Pular para o conteúdo
Colunas

Hegemonia e democracia liberal: similitudes entre Trotsky e Gramsci (uma breve nota)

Felipe Demier

Doutor em História pela Universidade Federal Fluminense (UFF) e professor da Faculdade de Serviço Social da Universidade do Estado do Rio de Janeiro (UERJ). É autor, entre outros livros, de “O Longo Bonapartismo Brasileiro: um ensaio de interpretação histórica (1930-1964)” (Mauad, 2013) e “Depois do Golpe: a dialética da democracia blindada no Brasil” (Mauad, 2017).

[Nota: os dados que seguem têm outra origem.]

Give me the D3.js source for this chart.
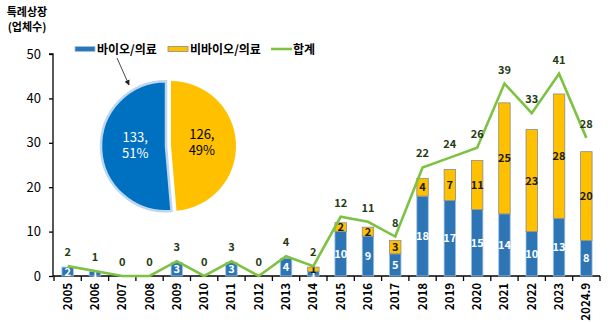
<!DOCTYPE html>
<html>
<head>
<meta charset="utf-8">
<script src="https://cdn.jsdelivr.net/npm/d3@7"></script>
<style>
  body { margin: 0; background: #fff; }
  text { font-family: "Noto Sans CJK KR", "Noto Sans", sans-serif; }
</style>
</head>
<body>
<div id="main"></div>
<script>
// categories //
const years = ['2005','2006','2007','2008','2009','2010','2011','2012','2013','2014',
               '2015','2016','2017','2018','2019','2020','2021','2022','2023','2024.9'];

// series values //
const bio    = [2, 1, 0, 0, 3, 0, 3, 0, 4, 1, 10, 9, 5, 18, 17, 15, 14, 10, 13, 8];
const nonBio = [0, 0, 0, 0, 0, 0, 0, 0, 0, 1, 2, 2, 3, 4, 7, 11, 25, 23, 28, 20];
const total  = [2, 1, 0, 0, 3, 0, 3, 0, 4, 2, 12, 11, 8, 22, 24, 26, 39, 33, 41, 28];

// pie (sum over all years) //
const pieNames  = ['바이오/의료', '비바이오/의료'];
const pieValues = [133, 126];
const piePct    = ['51%', '49%'];

const yTicks = [0, 10, 20, 30, 40, 50];

const w = 615, h = 322;
const blue = '#2E75B6', yellow = '#FFC000', green = '#7DC242';

const svg = d3.select('#main').append('svg')
    .attr('width', w)
    .attr('height', h);

// scales //
const x = d3.scaleBand().domain(years).range([54, 600]).paddingInner(0.58).paddingOuter(0.29);
const y = d3.scaleLinear().domain([0, 50]).range([276, 54]);
const y2 = d3.scaleLinear().domain([0, 45]).range([276, 54]);   // hidden secondary axis for the line
const xBand = d3.scaleBand().domain(years).range([54, 600]);   // for category ticks

// y axis //
const yAxis = d3.axisLeft(y).tickValues(yTicks).tickSize(4).tickPadding(8);
const gy = svg.append('g').attr('transform', 'translate(53,0)').call(yAxis);
gy.select('.domain').attr('stroke', '#000').attr('stroke-width', 1.3).attr('d', `M-4,${y(50)}H0V${y(0)}`);
gy.selectAll('.tick line').attr('stroke', '#000').attr('stroke-width', 1.3);
gy.selectAll('.tick text').attr('font-size', 13).attr('fill', '#000')
    .style('font-family', '"Noto Sans CJK KR", sans-serif');

// x axis //
const gx = svg.append('g').attr('transform', `translate(0,${y(0)})`);
gx.append('line').attr('x1', 53).attr('x2', 600).attr('stroke', '#000').attr('stroke-width', 1.6);
gx.selectAll('.tk')
    .data(years.concat(['end']))
    .enter()
    .append('line')
    .attr('x1', (d, i) => i < years.length ? xBand(d) : 600)
    .attr('x2', (d, i) => i < years.length ? xBand(d) : 600)
    .attr('y1', 0).attr('y2', 5)
    .attr('stroke', '#000').attr('stroke-width', 1.3);
gx.selectAll('.lbl')
    .data(years)
    .enter()
    .append('text')
    .attr('transform', d => `translate(${xBand(d) + xBand.bandwidth() / 2 + 4},7) rotate(-90)`)
    .attr('text-anchor', 'end')
    .attr('font-size', 11.5)
    .attr('font-weight', 'bold')
    .text(d => d);

// stacked bars //
const stackData = years.map((yr, i) => ({ yr, bio: bio[i], nonBio: nonBio[i] }));
const series = d3.stack().keys(['bio', 'nonBio'])(stackData);
const fills = { bio: blue, nonBio: yellow };
const strokes = { bio: '#9DC3E6', nonBio: '#8C8C8C' };

series.forEach(s => {
    const g = svg.append('g');
    g.selectAll('rect')
        .data(s.filter(d => d[1] > d[0]))
        .enter()
        .append('rect')
        .attr('x', d => x(d.data.yr))
        .attr('width', x.bandwidth())
        .attr('y', d => y(d[1]))
        .attr('height', d => y(d[0]) - y(d[1]))
        .attr('fill', fills[s.key])
        .attr('stroke', strokes[s.key])
        .attr('stroke-width', 0.8);
    g.selectAll('text')
        .data(s.filter(d => d[1] > d[0]))
        .enter()
        .append('text')
        .attr('x', d => x(d.data.yr) + x.bandwidth() / 2)
        .attr('y', d => (y(d[0]) + y(d[1])) / 2 + 4)
        .attr('text-anchor', 'middle')
        .attr('font-size', 11)
        .attr('font-weight', 'bold')
        .attr('fill', s.key === 'bio' ? '#fff' : '#1a1a1a')
        .text(d => d[1] - d[0]);
});

// total line //
const line = d3.line()
    .x((d, i) => xBand(years[i]) + xBand.bandwidth() / 2)
    .y(d => y2(d));
svg.append('path')
    .datum(total)
    .attr('d', line)
    .attr('fill', 'none')
    .attr('stroke', green)
    .attr('stroke-width', 2.6)
    .attr('stroke-linejoin', 'miter');
svg.append('g').selectAll('text')
    .data(total)
    .enter()
    .append('text')
    .attr('x', (d, i) => xBand(years[i]) + xBand.bandwidth() / 2)
    .attr('y', d => y2(d) - 10)
    .attr('text-anchor', 'middle')
    .attr('font-size', 11)
    .attr('font-weight', 'bold')
    .attr('fill', '#263a14')
    .text(d => d);

// pie //
const pie = d3.pie().sort(null)
    .startAngle(Math.PI * 2 * pieValues[1] / d3.sum(pieValues) - Math.PI * 2)
    .endAngle(Math.PI * 2 * pieValues[1] / d3.sum(pieValues));
const arcs = pie(pieValues);
const r = 65;
const arc = d3.arc().innerRadius(0).outerRadius(r);
const labelArc = d3.arc().innerRadius(0).outerRadius(r * 0.95);
const pg = svg.append('g').attr('transform', 'translate(171,146)');
const pieFill = ['#0070C0', yellow];
arcs.forEach((a, i) => {
    const mid = (a.startAngle + a.endAngle) / 2;
    const off = i === 0 ? 5 : 0;      // blue slice pulled out a little
    const dx = Math.sin(mid) * off, dy = -Math.cos(mid) * off;
    const g = pg.append('g').attr('transform', `translate(${dx},${dy})`);
    g.append('path')
        .attr('d', arc(a))
        .attr('fill', pieFill[i])
        .attr('stroke', i === 0 ? '#BDD7EE' : 'none')
        .attr('stroke-width', i === 0 ? 2.5 : 0);
    const c = labelArc.centroid(a);
    const t = g.append('text')
        .attr('text-anchor', 'middle')
        .attr('font-size', 13)
        .attr('fill', i === 0 ? '#fff' : '#000');
    t.append('tspan').attr('x', c[0]).attr('y', c[1] - 6).text(pieValues[i] + ',');
    t.append('tspan').attr('x', c[0]).attr('y', c[1] + 10).text(piePct[i]);
});

// arrow from legend to pie //
svg.append('defs').append('marker')
    .attr('id', 'arr').attr('viewBox', '0 0 10 10')
    .attr('refX', 9).attr('refY', 5)
    .attr('markerWidth', 6).attr('markerHeight', 6)
    .attr('orient', 'auto')
    .append('path').attr('d', 'M0,0L10,5L0,10z').attr('fill', '#222');
svg.append('line')
    .attr('x1', 117).attr('y1', 58).attr('x2', 129).attr('y2', 85)
    .attr('stroke', '#333').attr('stroke-width', 0.9)
    .attr('marker-end', 'url(#arr)');

// legend //
const legend = svg.append('g').attr('transform', 'translate(0,49)');
const legItems = [
    { name: pieNames[0], x: 75, type: 'rect', fill: blue, stroke: '#9DC3E6' },
    { name: pieNames[1], x: 168, type: 'rect', fill: yellow, stroke: '#8C8C8C' },
    { name: '합계', x: 271, type: 'line', fill: green }
];
legItems.forEach(it => {
    if (it.type === 'rect') {
        legend.append('rect').attr('x', it.x).attr('y', -2.5).attr('width', 20).attr('height', 5)
            .attr('fill', it.fill).attr('stroke', it.stroke).attr('stroke-width', 0.8);
    } else {
        legend.append('line').attr('x1', it.x).attr('x2', it.x + 21)
            .attr('stroke', it.fill).attr('stroke-width', 2.6);
    }
    legend.append('text').attr('x', it.x + 22).attr('y', 4.5)
        .attr('font-size', 12).attr('font-weight', 'bold').text(it.name);
});

// y axis title //
const title = svg.append('text').attr('font-size', 11).attr('font-weight', 'bold').attr('text-anchor', 'middle');
title.append('tspan').attr('x', 27).attr('y', 16).text('특례상장');
title.append('tspan').attr('x', 27).attr('y', 31).text('(업체수)');
</script>
</body>
</html>
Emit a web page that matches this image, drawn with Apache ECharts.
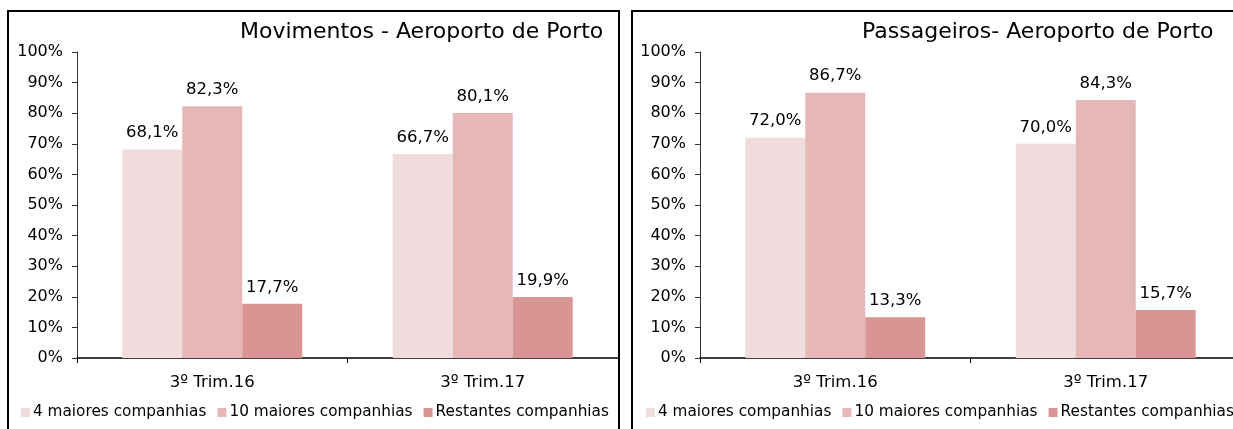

Analisando as bases materiais da democracia liberal, Trotsky, observando historicamente as últimas décadas do século XIX e o início do século XX, afirmou que “através de uma série de etapas, consolidava a burguesia o seu poder, sob a forma da democracia parlamentar. De novo [como no jacobinismo], nem pacífica, nem voluntariamente. A burguesia manifestou o seu medo de morte do sufrágio universal. Afinal, graças à combinação de medidas de violência com as concessões, da miséria com as reformas, conseguiu submeter, nos quadros da democracia formal, não só a antiga pequena-burguesia, como também, em medida considerável, o proletariado, para o que se serviu da nova pequena-burguesia – a burocracia operária. Em agosto de 1914, a burguesia imperialista, por meio da democracia parlamentar, pôde arrastar à guerra dezenas de milhões de operários e camponeses” (TROTSKY, L. “O único caminho” (“Burguesia, pequena-burguesia e proletariado”) in ____. Revolução e contra-revolução na Alemanha. Lisboa/Porto/Luanda: Centro do livro brasileiro, s.d., p. 289.).

Consideramos possível encontrar nessas considerações de Trotsky uma similitude com a noção gramsciana de “hegemonia”. Tal como Gramsci notou em seu caderno carcerário de número 13 (escrito, aliás, como o texto acima, na primeira metade dos anos 1930), Trotsky atenta para um complexo processo social em que a classe dominante, por meio de uma forma de regime político (democracia parlamentar) na qual se combinam medidas coercitivas e concessões reformistas, logra obter a adesão/submissão dos setores sociais subalternos (pequena-burguesia e proletariado) para seus projetos políticos estratégicos (no exemplo acima, a guerra imperialista). (GRAMSCI, A. Cadernos do cárcere. Vol. III. 3ª edição. Rio de Janeiro: Civilização Brasileira, 2007).

Assim como já havia antecipado Lênin em sua ideia de “aristocracia operária” (LÊNIN, V. Imperialismo: fase superior do capitalismo. São Paulo: Global, 1979), Trotsky assinala que o sucesso dessa dominação burguesa de tipo democrática requer a participação ativa das direções sindicais e políticas da classe trabalhadora, as quais passam por um processo de aburguesamento (nova pequena-burguesia/burocracia operária). De nossa parte, achamos que esse aspecto referente ao papel desempenhado pelas direções políticas do proletariado nos quadros de uma dominação burguesa pode ser perfeitamente compreendido pelo conceito de “transformismo”. Em muitas vezes, são desses setores transformistas, assinala Gramsci, que advém o “consenso ativo” oferecido a determinadas formas de dominação. (GRAMSCI, Antonio. Cadernos do cárcere. Rio de janeiro: civilização brasileira, 2002, volume V, p.93). Cabe ressalvar, contudo, que o conceito gramsciano de “hegemonia” refere-se não apenas aos regimes políticos assumidos pelo Estado capitalista, mas também, e sobretudo, ao próprio Estado em sua dimensão “integral” (ou “ampliada”).

Pode-se dizer, assim, que há muito mais proximidade teórica e política entre Trotsky e Gramsci do que podem supor tanto o obsoleto reformismo social-democrata, quanto o estéril sectarismo ultra-esquerdista de pequenas seitas em extinção – isto, claro, para nada dizermos dos vetustos ou novos estalinistas, cúmplices tanto do assassinato do revolucionário russo, quanto da deturpação política do revolucionário sardo.